Water Purification Scheme
What is it?
ACTEW has been investigating and proposes to continue to examine proven advanced technology to treat used water to a standard safe for human consumption. The proposed Water Purification Plant would use suitable technology to treat water in a planned and controlled manner so the water complies with the national drinking water guidelines and other relevant standards.
Technology used
To provide a multi-barrier approach to water purification, ACTEW considered several treatment process options. The preferred combination of treatment processes is membrane filtration and reverse osmosis.
Membrane filtration uses hollow fibre membranes with fine pores to filter particles and micro-organisms. The membrane surface acts like a screen to retain the micro-organisms; similar to a screen door that retains insects. This step removes microscopic particles, contaminants and pathogens.
Reverse osmosis is the process of pushing water through a membrane or filter that traps almost all suspended and dissolved substances and micro-organisms to one side and allows water to come out the other side. The membranes have very small pores, so small that more than 99% of sodium and chloride ions are also removed. This step removes pollutants such as salts, organic compounds and viruses.
A further process is installed called ultra violet (UV) light/advanced oxidation. UV light is used to disinfect water and is effective at destroying micro-organisms such as Giardia and Cryptosporidium and other pathogens. Oxidation destroys chemical compounds. Strong oxidation agents such as hydrogen peroxide remove trace organic constituents.
The proposal would also take advantage of nature’s own water treatment process by letting the purified water flow into the natural environment before final treatment and distribution to consumers.

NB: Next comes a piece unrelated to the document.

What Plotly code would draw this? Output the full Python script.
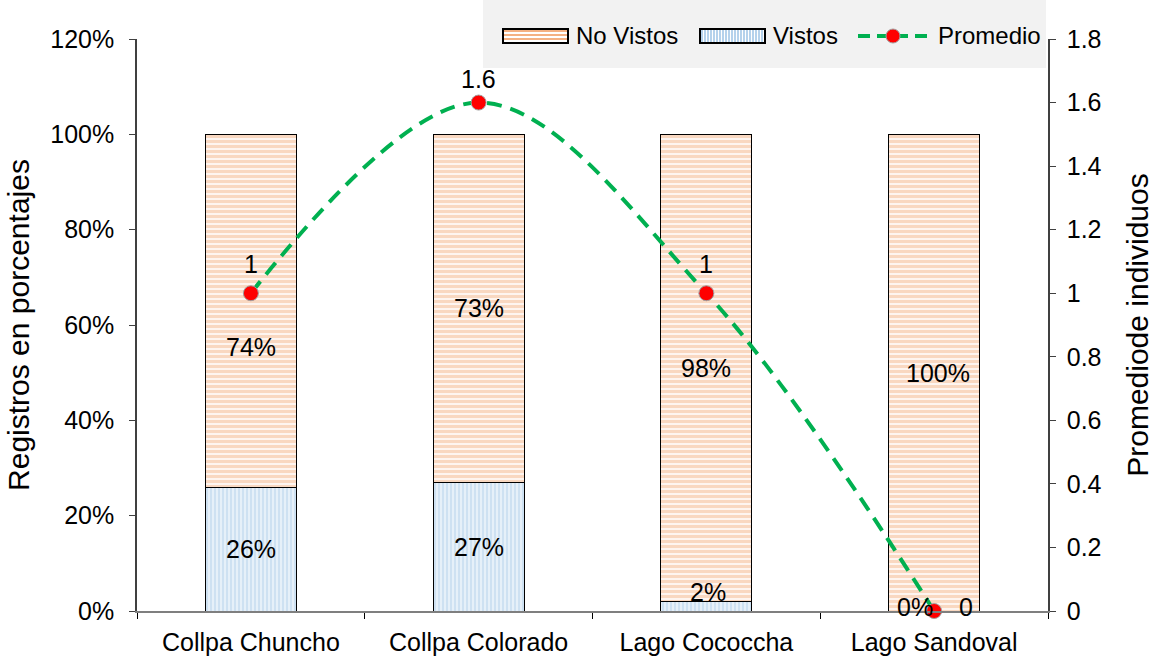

Responding to climate change and variability
All of the options outlined in ACTEW’s 2004-05 Future Water Options studies were based on some key assumptions. ACTEW identified that there had been a fundamental change in one of these assumptions; climate variability and climate change. Based upon work by CSIRO, it was predicted that by 2030, inflows into storages would decrease by 30%, on average. Between 2001 and 2006, however, inflows decreased by more than 60% and by nearly 90% in 2006 alone. This prompted ACTEW to review previous studies and look at further options to secure supply, including a Water Purification Scheme.
How much will it cost?
The cost of this option has decreased in recent years due to technological improvements and greater uptake around the world. The estimated capital cost for a 50ML/day plant is in the order of $220 million to $270 million, depending on the salt treatment technology. Operating costs would be in the order of $23 million per year. Whereas, the estimated capital cost for a 25ML/day plant are in the order of $180 million and operating costs about $10 million per year.
How long will it take?
This Scheme is expected to take 3 to 4 years to implement.